Safe Planting And Care Rules: Verified Sources
If you’d like to dive deeper into method and timing, the RHS guide to growing tomatoes lays out UK-friendly steps.
Harvest, Storage, And Flavor Tips
Pick fruit with full color and a slight give. If cold nights arrive, gather mature green fruit and color them on a counter. Don’t chill below 10°C/50°F for long periods. Keep moisture steady as fruit ripens.

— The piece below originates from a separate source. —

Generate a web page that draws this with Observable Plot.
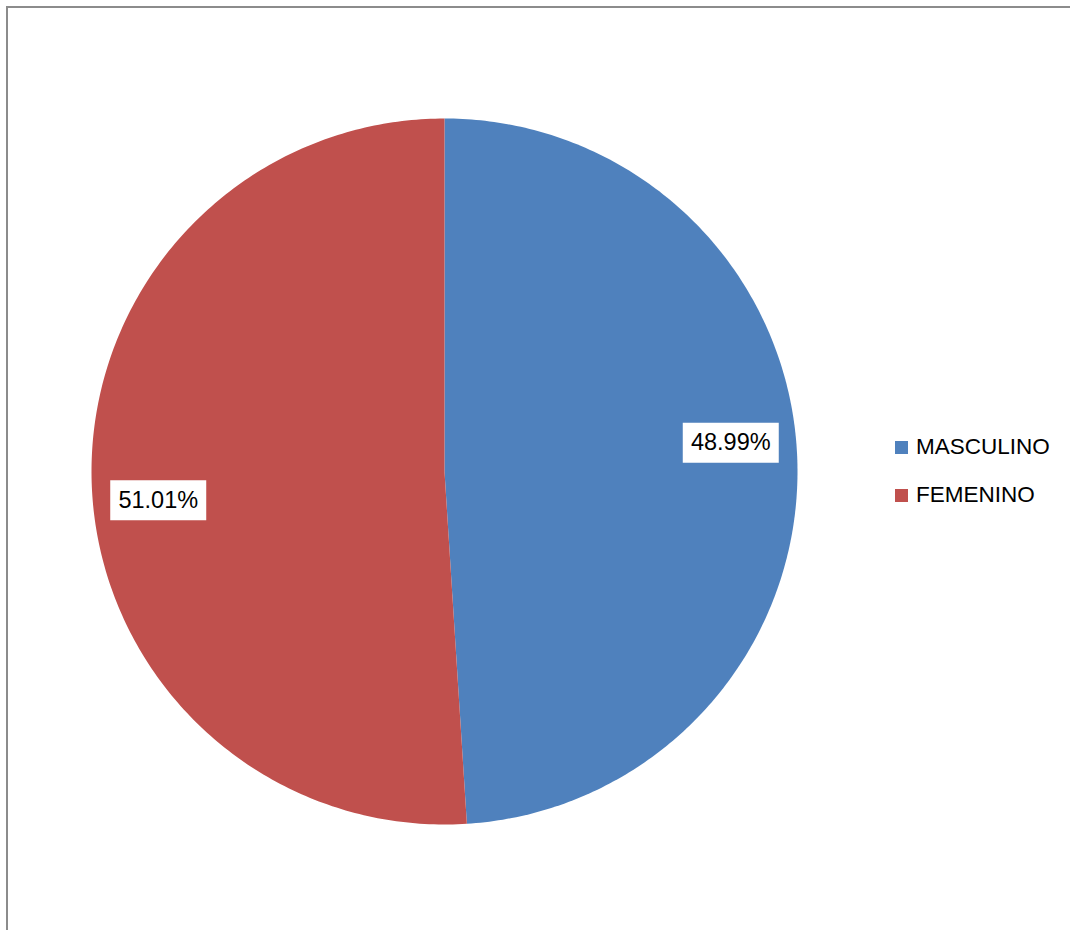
<!DOCTYPE html>
<html>
<head>
<meta charset="utf-8">
<script src="https://cdn.jsdelivr.net/npm/d3@7"></script>
<script src="https://cdn.jsdelivr.net/npm/@observablehq/plot@0.6"></script>
<style>
  html, body { margin: 0; padding: 0; background: #fff; overflow: hidden; }
  #wrap { position: relative; width: 1070px; height: 930px; font-family: "Liberation Sans", Arial, sans-serif; }
  #frame { position: absolute; left: 6px; top: 6px; width: 1200px; height: 1100px; border-left: 2px solid #8c8c8c; border-top: 2px solid #8c8c8c; box-sizing: border-box; }
  #chart { position: absolute; left: 0; top: 0; }
  #legend { position: absolute; left: 895px; top: 434px; }
  .item { display: flex; align-items: center; height: 26px; margin-bottom: 22px; font-size: 22.5px; color: #000; white-space: nowrap; }
  .sw { display: inline-block; width: 13px; height: 13px; margin-right: 8px; }
</style>
</head>
<body>
<div id="wrap">
  <div id="frame"></div>
  <div id="chart"></div>
  <div id="legend"></div>
</div>
<script>
// Data
const categories = ["MASCULINO", "FEMENINO"];
const shares = [48.99, 51.01];
const labels = ["48.99%", "51.01%"];
const colors = ["#4F81BD", "#C0504D"];

// Build slices (clockwise from 12 o'clock, like Excel)
const total = d3.sum(shares);
const slices = [];
let acc = 0;
categories.forEach((c, i) => {
  const a0 = acc / total * 2 * Math.PI;
  acc += shares[i];
  const a1 = acc / total * 2 * Math.PI;
  slices.push({category: c, label: labels[i], a0, a1});
});

const steps = 240;
const pts = [];
slices.forEach(s => {
  pts.push({category: s.category, x: 0, y: 0});
  for (let k = 0; k <= steps; k++) {
    const a = s.a0 + (s.a1 - s.a0) * k / steps;
    pts.push({category: s.category, x: Math.sin(a), y: Math.cos(a)});
  }
  pts.push({category: s.category, x: 0, y: 0});
});

const labelR = 0.815, labelShift = -0.068;
const labelPts = slices.map(s => {
  const m = (s.a0 + s.a1) / 2 + labelShift;
  return {category: s.category, label: s.label, x: labelR * Math.sin(m), y: labelR * Math.cos(m)};
});

const boxSymbol = { draw(ctx) { ctx.moveTo(-48, -20); ctx.lineTo(48, -20); ctx.lineTo(48, 20); ctx.lineTo(-48, 20); ctx.closePath(); } };

const plot = Plot.plot({
  width: 1070,
  height: 930,
  marginLeft: 91,
  marginRight: 273,
  marginTop: 118,
  marginBottom: 106,
  x: {domain: [-1, 1], axis: null},
  y: {domain: [-1, 1], axis: null},
  color: {domain: categories, range: colors},
  style: {background: "transparent", fontFamily: "'Liberation Sans', Arial, sans-serif"},
  marks: [
    Plot.line(pts, {x: "x", y: "y", z: "category", fill: "category", stroke: "none", curve: "linear"}),
    Plot.dot(labelPts, {x: "x", y: "y", symbol: boxSymbol, fill: "white", stroke: "none", r: 10}),
    Plot.text(labelPts, {x: "x", y: "y", text: "label", fill: "black", fontSize: 23.5})
  ]
});
document.getElementById("chart").appendChild(plot);

const legend = document.getElementById("legend");
categories.forEach((c, i) => {
  const row = document.createElement("div");
  row.className = "item";
  const sw = document.createElement("span");
  sw.className = "sw";
  sw.style.background = colors[i];
  row.appendChild(sw);
  row.appendChild(document.createTextNode(c));
  legend.appendChild(row);
});
</script>
</body>
</html>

Seed Or Transplant: Which Route Fits You
Starting from seed gives you choice and saves money. Start indoors 5–7 weeks before your last frost date under bright light. Use fresh mix in clean trays. Pot up once when roots fill the cell. Brush tops by hand or run a small fan to build sturdy stems. Harden off during the final week.
Buying young plants saves time. Pick stocky starts with thick stems, dark leaves, and no open flowers. Avoid rootbound pots. At planting, trim the lowest leaves and set the stem deep. Label each spot to track flavor and yield.
Regional Timing At A Glance
In cool coasts, wait for settled warmth and plant near early summer. In mild inland zones, late spring works once nights stay above 10°C/50°F. In hot, dry zones, plant early spring and add shade in midsummer. In short-season mountains, favor quick cherry types and add a low tunnel during chilly spells. Sandy beds dry fast; clay holds water longer.
FAQ-Free Checklist You Can Print
Bed And Tools
Compost, trowel, stake or cage, soft ties, mulch, drip line, clean snips.
Planting Moves
Space for airflow, set deep, water in, add mulch, add support.
Care Rhythm
Steady moisture, light side-dress at bloom, prune on dry days, harvest often.